Ask for material certificates showing properties, chemical composition, yield stress etc for the grade of stainless that your company purchases, it not perfect but its a start
and reduces some risk of getting any old cheap material.

regards

desertfox
 
What type of stainless steel are you talking about?

400 series stainless is pretty magnetic and will rust
 
vesselfab and desertfox,
Thanks for responding, the matl coming from our vendor is supposed to be 304, that is what we request. This matl had no markings other than country of origin. Usually the matl we see coming in from Europe, Canada, US has a 304 marking or other markings on it. This had nothing which also makes it suspect to me.
rgrunner
 
If you can't buy from a reliable source, I guess you have to be prepared to obtain a metalergical analysis with the condition that the material will be returned if the metalurgy doesn't pass. Either way, I'd also ask for the certs.
 
Dessert Fox, Vessel Fab and Dinosaur;
Thanks for all of your feedback. We are going to ask for the certs. for the material we sent back and the certs. for the replacement material that is coming to compare the two. I also want to send a signal to the supplier that we are checking what they are sending us. I am still curious though if anyone has been seeing material that is supposed to be 304 S’STL grade matl. coming in, especially coming from the Far East that is sub par. Our vendor lists this material as 304 on the packing slip we receive but what are they really getting. For many applications this material is probably fine but for our Food Industry it will not work. This sounds similar to the lead issue Mattel is having with the Chinese. Any thoughts?
Thanks again, rgrunner
 
rgrunner,
In our global economy, we need to be concerned with materials purchases (how we specify and how we appraise suppliers)to assure receiving correct materials.

Did you order your materials by ASTM (or other)specification and grade or by grade, product form and dimension alone? You may have received cold drawn 304 tube, which would be magnetic if not subsequently solution treated; or you may not have. Magntetic properties could also be obtained if the manufacturer lowered the nickel content too much (high nickel prices = potential to cheat). The steel could also simply have been mixed, certainly not uncommon.

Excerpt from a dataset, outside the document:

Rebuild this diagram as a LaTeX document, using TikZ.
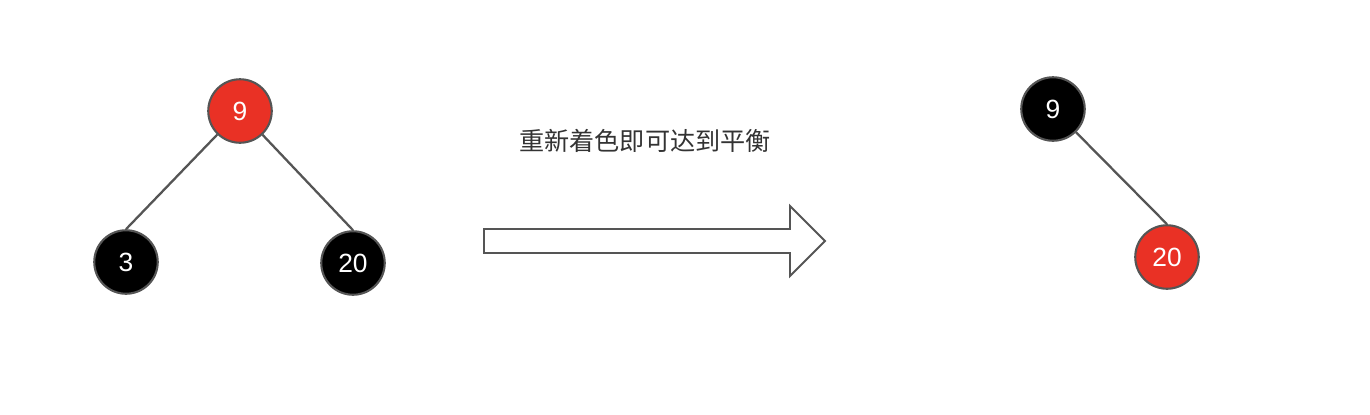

Chemical analysis will readily confirm whether the material is 304. Microstructural analysis can reveal cold work or sensitization. We have the methods to assure receipt of correct materials; if only we would use them.



 
Stainless steel can be slightly magnetic, especially if it is work hardened. Tubing would be work hardened during manufacture. So some degree of magnetisim is normal.

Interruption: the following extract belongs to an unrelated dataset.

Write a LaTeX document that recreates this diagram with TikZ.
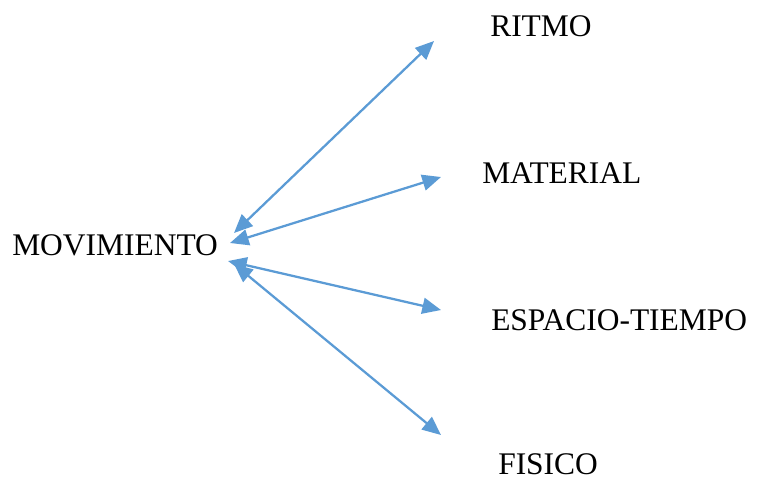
\documentclass[tikz,border=0pt]{standalone}
\usepackage{fontspec}
\setmainfont{Liberation Serif}
\usetikzlibrary{arrows.meta}
\definecolor{linkblue}{RGB}{91,155,213}

\begin{document}
\begin{tikzpicture}[x=0.75pt, y=-0.75pt,
  lbl/.style={inner sep=0pt, anchor=base west, font=\fontsize{23.6}{28}\selectfont},
  link/.style={linkblue, line width=1.7pt, {Triangle[length=14pt,width=12pt]}-{Triangle[length=14pt,width=12pt]}}]
  \useasboundingbox (0,0) rectangle (757,480);
  \node[lbl] (mov) at (12,255) {MOVIMIENTO};
  \node[lbl] (rit) at (490,36) {RITMO};
  \node[lbl] (mat) at (482,183) {MATERIAL};
  \node[lbl] (esp) at (491,330) {ESPACIO-TIEMPO};
  \node[lbl] (fis) at (498,474) {FISICO};
  % arrow ends
  \coordinate (m1) at (234,233);
  \coordinate (m2) at (230,243);
  \coordinate (m3) at (228,261);
  \coordinate (m4) at (234,264);
  \coordinate (r) at (434,41);
  \coordinate (a) at (441,177);
  \coordinate (e) at (441,310);
  \coordinate (f) at (441,435);
  \draw[link] (m1) -- (r);
  \draw[link] (m2) -- (a);
  \draw[link] (m3) -- (e);
  \draw[link] (m4) -- (f);
\end{tikzpicture}
\end{document}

We recently had a far east supplier "forgetting" to put the full amount of chrome and nickel into our stainless. Reason is the cost of these materials rose so quickly so they thought they could save some money by not adding them. We caught them because material quality is critical to us so we check with an analyzer.

Do not trust material certs. Consider their source. If the material is critical to you, purchase an analyzer and do period checks yourself. An alternative is to send samples to an outside lab. that specializes in material analysis.

bcd
 
If you are purchasing any metal products from China, you need to have an independent chemical analysis, mechanical testing and microstructural evaluation. Even when they supply documentation it is usually not correct. They will tell you whatever you want to hear, even if it is wrong.